In the writer’s humble opinion, the intention of section 98 is a very important one. In order to properly and fairly decide matters relating to children it is vital that the Court hear frank and candid evidence from parents, and in order that they feel able to give that evidence with candour and honesty it is vital that they be able to do so without fear.

The father in this case, and other parents in other cases where criminal proceedings are pending or contemplated, are receiving conflicting legal advice. Their family lawyers are telling them of the need for frankness and candour, and the criminal solicitors are warning them that if they speak frankly and candidly, those words might come back to bite them in criminal proceedings.

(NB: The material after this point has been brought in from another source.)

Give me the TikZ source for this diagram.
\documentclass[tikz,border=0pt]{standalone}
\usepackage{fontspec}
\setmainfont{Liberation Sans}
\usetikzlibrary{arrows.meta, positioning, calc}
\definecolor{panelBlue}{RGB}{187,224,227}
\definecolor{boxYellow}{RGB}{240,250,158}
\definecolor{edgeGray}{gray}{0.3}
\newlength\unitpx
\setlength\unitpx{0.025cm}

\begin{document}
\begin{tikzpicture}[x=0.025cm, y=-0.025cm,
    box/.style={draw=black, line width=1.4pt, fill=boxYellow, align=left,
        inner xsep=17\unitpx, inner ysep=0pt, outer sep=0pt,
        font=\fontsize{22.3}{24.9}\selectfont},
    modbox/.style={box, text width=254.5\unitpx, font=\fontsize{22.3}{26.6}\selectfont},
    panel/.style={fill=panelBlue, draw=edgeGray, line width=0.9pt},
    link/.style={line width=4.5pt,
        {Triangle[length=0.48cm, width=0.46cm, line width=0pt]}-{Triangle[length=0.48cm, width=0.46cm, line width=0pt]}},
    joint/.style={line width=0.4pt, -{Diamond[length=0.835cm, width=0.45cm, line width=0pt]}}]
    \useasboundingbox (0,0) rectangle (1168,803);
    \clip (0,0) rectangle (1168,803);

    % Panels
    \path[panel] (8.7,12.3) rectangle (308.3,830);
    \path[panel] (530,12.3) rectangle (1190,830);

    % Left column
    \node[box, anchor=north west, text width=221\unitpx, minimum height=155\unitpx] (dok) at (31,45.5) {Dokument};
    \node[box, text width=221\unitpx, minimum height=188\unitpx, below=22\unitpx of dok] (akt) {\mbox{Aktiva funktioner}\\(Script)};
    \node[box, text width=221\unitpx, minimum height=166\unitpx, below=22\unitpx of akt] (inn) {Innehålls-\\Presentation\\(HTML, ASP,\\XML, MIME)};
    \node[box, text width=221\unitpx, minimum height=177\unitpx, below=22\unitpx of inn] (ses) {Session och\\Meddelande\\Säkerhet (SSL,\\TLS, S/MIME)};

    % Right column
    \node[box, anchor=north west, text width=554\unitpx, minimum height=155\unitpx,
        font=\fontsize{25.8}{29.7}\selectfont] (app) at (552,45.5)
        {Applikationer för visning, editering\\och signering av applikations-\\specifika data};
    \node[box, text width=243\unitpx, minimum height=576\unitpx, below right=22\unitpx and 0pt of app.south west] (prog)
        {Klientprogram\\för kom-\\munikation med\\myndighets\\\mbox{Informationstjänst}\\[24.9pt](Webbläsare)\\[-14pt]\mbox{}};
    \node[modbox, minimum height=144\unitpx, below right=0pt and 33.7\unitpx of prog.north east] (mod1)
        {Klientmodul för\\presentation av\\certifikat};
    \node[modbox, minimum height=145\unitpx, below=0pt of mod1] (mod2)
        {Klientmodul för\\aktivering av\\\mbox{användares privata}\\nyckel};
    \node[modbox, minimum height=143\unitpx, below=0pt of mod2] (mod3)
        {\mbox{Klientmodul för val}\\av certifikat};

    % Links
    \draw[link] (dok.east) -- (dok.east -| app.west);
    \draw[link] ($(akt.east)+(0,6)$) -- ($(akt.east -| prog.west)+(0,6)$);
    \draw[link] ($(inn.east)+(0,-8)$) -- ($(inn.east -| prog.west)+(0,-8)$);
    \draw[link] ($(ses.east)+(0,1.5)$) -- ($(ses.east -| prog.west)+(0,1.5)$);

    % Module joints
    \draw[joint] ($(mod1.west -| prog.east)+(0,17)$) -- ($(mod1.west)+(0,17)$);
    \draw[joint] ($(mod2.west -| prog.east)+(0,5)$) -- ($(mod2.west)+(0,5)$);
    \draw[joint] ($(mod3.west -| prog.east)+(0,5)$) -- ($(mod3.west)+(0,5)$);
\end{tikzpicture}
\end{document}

It is therefore very disappointing that when given the opportunity to resolve this tension, or to indicate that in relation to evidence given in court in family proceedings, s119 CJA might be incompatible with Article 6, the Court of Appeal firmly pushed the problem over to the criminal courts.

16. In this appeal we have been invited to give guidance on the approach to be taken in this regard where there are concurrent criminal proceedings and family proceedings.  For my part I do not see that the issue arises in any form on the facts of the present case where, as I will in due course relate, Mr K effectively provided no material information to the Family Court that might fall for disclosure into the criminal process.

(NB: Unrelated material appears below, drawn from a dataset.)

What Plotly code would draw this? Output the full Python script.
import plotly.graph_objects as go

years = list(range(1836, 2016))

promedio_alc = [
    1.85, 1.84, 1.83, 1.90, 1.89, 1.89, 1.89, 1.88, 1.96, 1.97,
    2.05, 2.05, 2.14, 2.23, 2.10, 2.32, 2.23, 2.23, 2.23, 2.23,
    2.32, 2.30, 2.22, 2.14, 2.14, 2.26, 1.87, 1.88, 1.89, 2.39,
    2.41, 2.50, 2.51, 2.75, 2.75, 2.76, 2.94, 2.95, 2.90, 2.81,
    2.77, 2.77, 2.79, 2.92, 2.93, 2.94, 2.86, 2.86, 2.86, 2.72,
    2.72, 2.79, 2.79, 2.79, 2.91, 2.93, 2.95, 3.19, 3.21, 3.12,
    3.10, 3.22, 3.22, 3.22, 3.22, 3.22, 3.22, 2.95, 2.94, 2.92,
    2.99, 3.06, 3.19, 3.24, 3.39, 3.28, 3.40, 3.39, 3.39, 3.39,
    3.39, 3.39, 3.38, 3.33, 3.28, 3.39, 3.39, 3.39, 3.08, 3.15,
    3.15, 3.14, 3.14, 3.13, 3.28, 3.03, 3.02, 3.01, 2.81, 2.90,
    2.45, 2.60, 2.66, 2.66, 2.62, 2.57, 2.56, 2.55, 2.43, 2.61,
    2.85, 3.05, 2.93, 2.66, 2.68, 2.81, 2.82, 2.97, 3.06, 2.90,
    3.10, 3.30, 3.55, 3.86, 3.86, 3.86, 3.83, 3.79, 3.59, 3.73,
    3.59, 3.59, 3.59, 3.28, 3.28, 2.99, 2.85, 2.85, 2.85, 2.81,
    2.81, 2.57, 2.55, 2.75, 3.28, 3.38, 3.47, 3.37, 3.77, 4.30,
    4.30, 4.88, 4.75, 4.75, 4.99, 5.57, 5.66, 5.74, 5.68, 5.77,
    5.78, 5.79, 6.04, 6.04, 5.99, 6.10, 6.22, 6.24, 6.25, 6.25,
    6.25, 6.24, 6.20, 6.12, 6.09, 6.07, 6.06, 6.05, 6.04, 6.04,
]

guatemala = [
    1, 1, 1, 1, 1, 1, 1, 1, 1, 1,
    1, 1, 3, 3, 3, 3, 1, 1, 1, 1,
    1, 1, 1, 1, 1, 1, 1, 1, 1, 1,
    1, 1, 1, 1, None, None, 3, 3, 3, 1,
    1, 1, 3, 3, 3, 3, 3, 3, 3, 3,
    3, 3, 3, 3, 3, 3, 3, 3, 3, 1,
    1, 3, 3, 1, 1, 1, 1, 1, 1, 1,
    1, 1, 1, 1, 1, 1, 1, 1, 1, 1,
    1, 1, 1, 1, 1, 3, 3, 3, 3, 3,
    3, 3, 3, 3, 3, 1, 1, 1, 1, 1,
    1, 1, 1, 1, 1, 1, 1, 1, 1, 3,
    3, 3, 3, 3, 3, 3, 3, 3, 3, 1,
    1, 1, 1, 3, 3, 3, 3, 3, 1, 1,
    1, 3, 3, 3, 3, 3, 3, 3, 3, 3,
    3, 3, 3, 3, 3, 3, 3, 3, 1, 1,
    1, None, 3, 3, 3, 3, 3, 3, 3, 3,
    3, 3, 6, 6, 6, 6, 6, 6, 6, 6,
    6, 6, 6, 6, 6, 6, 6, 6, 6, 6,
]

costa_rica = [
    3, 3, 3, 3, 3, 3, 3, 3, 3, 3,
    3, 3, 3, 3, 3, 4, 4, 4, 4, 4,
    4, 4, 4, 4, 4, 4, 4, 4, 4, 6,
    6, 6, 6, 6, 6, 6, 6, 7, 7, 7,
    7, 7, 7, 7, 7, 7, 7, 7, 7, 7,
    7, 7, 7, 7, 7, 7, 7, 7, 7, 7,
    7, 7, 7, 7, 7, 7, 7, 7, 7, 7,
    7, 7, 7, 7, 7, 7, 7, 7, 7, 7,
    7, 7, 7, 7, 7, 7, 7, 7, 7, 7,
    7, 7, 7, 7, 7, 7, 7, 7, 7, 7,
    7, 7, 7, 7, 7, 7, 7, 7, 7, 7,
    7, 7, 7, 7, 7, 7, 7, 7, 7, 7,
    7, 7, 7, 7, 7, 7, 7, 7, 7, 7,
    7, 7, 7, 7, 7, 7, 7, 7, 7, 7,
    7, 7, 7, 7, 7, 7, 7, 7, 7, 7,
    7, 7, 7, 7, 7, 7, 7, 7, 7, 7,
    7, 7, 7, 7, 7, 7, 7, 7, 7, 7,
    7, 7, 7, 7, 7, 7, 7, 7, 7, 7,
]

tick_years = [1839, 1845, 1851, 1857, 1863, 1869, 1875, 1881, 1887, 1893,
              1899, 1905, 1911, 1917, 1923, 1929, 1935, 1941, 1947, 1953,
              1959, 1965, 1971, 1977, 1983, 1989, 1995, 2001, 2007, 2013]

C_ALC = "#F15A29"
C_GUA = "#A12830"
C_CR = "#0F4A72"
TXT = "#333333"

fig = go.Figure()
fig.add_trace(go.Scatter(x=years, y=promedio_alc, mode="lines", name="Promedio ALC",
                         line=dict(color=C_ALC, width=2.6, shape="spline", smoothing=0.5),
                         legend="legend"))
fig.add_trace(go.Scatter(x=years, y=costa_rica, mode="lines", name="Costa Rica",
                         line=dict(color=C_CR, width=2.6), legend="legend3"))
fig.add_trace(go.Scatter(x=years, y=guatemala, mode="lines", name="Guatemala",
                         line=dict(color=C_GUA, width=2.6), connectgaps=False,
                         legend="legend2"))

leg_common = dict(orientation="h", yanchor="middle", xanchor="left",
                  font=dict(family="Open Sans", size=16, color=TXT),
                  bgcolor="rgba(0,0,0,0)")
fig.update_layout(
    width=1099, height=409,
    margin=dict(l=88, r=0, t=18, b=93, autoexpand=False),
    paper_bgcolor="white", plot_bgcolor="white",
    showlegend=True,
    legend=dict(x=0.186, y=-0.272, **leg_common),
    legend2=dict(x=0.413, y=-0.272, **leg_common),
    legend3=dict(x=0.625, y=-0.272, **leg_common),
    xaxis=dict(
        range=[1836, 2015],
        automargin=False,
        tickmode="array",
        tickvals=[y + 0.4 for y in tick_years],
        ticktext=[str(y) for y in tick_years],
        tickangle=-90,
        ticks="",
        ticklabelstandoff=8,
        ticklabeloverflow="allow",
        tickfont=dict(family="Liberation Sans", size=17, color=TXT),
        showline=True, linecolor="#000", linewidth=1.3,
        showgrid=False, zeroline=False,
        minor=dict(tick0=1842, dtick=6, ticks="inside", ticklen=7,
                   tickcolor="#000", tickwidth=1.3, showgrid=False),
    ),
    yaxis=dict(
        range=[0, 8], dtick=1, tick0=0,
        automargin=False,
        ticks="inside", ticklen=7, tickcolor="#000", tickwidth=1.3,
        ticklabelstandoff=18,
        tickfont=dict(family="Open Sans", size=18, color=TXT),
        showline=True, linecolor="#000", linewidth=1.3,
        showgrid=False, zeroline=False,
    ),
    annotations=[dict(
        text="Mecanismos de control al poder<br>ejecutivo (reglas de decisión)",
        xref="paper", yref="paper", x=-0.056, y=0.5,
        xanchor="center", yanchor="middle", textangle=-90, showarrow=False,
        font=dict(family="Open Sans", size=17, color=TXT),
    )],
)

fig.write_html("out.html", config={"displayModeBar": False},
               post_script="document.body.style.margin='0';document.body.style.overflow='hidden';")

17. Going further, and looking at the matter more generally, the position as a matter of law and practice in the Family Court has been well settled since Re EC.  If problems are to arise, they are much more likely to surface in front of the criminal judge in the Crown Court and relate to how any disclosed material is to be deployed in the criminal process.

18. As such it seems to me that this civil court, both on the facts of this case where the issue simply does not arise and more generally, should resist the encouragement to give general guidance on this topic. 

In doing this, and in upholding both the committal for contempt for not giving evidence and the sentence, the Court of Appeal have put parents and those representing them in a considerable spot.

In the family proceedings, the parent must give evidence – if they do not, not only will adverse inferences be drawn, but they may be committed for contempt and face a custodial sentence. That sentence might be 18 months. Their family lawyer MUST therefore advise them to give evidence.

But it is uncertain whether that evidence can be deployed by the police and CPS in a criminal prosecution IF it shows that the parent has given an inconsistent statement.   (If father gives a no comment answer in police interview, but answers the same or similar question in the family case, that appears to me to be capable of being an inconsistent statement)

That being the case, their criminal lawyer would have to advise them that for the purposes of the criminal trial, it would be better for them not to give evidence in the family court.

Until such time as a criminal court decides – yes, s119 CJA 2003 overrides s98 Children Act 1989 and that the evidence of an inconsistent statement can be used in the prosecution of a parent for an offence other than for perjury, OR determines the opposite, a parent may very well be unwillingly waiving their right not to self-incriminate and their right to silence. They are at least taking the risk that they might be.

Imprisoning someone for following legal advice doesn’t sit too well with me. I hope that the criminal courts do address this issue soon.  I suspect that if and when they do, it will be in favour of s119, not s98  – the criminal courts are certainly far more familiar with the former than the latter.

The other approach is for the family courts to row back from the previous policy of generously giving the police information and material that might inform their investigation, pace Re EC [1996] 2 FLR 625 which established that the Family Court can and often does disclose transcripts of oral evidence given, or copies of witness statements provided by parents or other records in expert reports or social work documents of what parents have said into the criminal process.

That case of course, was decided on the basis that the parents were protected wholly from self-incrimination by s98, which may no longer be the case.


About suesspiciousminds

Law geek, local authority care hack, fascinated by words and quirky information; deeply committed to cheesecake and beer.

One response

  1. I was horrified to learn that s.98 is regularly set at naught by the notion of “previous inconsistent statement”.

    We all now know which case this was – though I will not name it here – and it is difficult to feel any sympathy for the defendant concerned. But it is the unpopular parties to litigation who need protection from the feelings of revulsion which the facts may inspire in any particular case.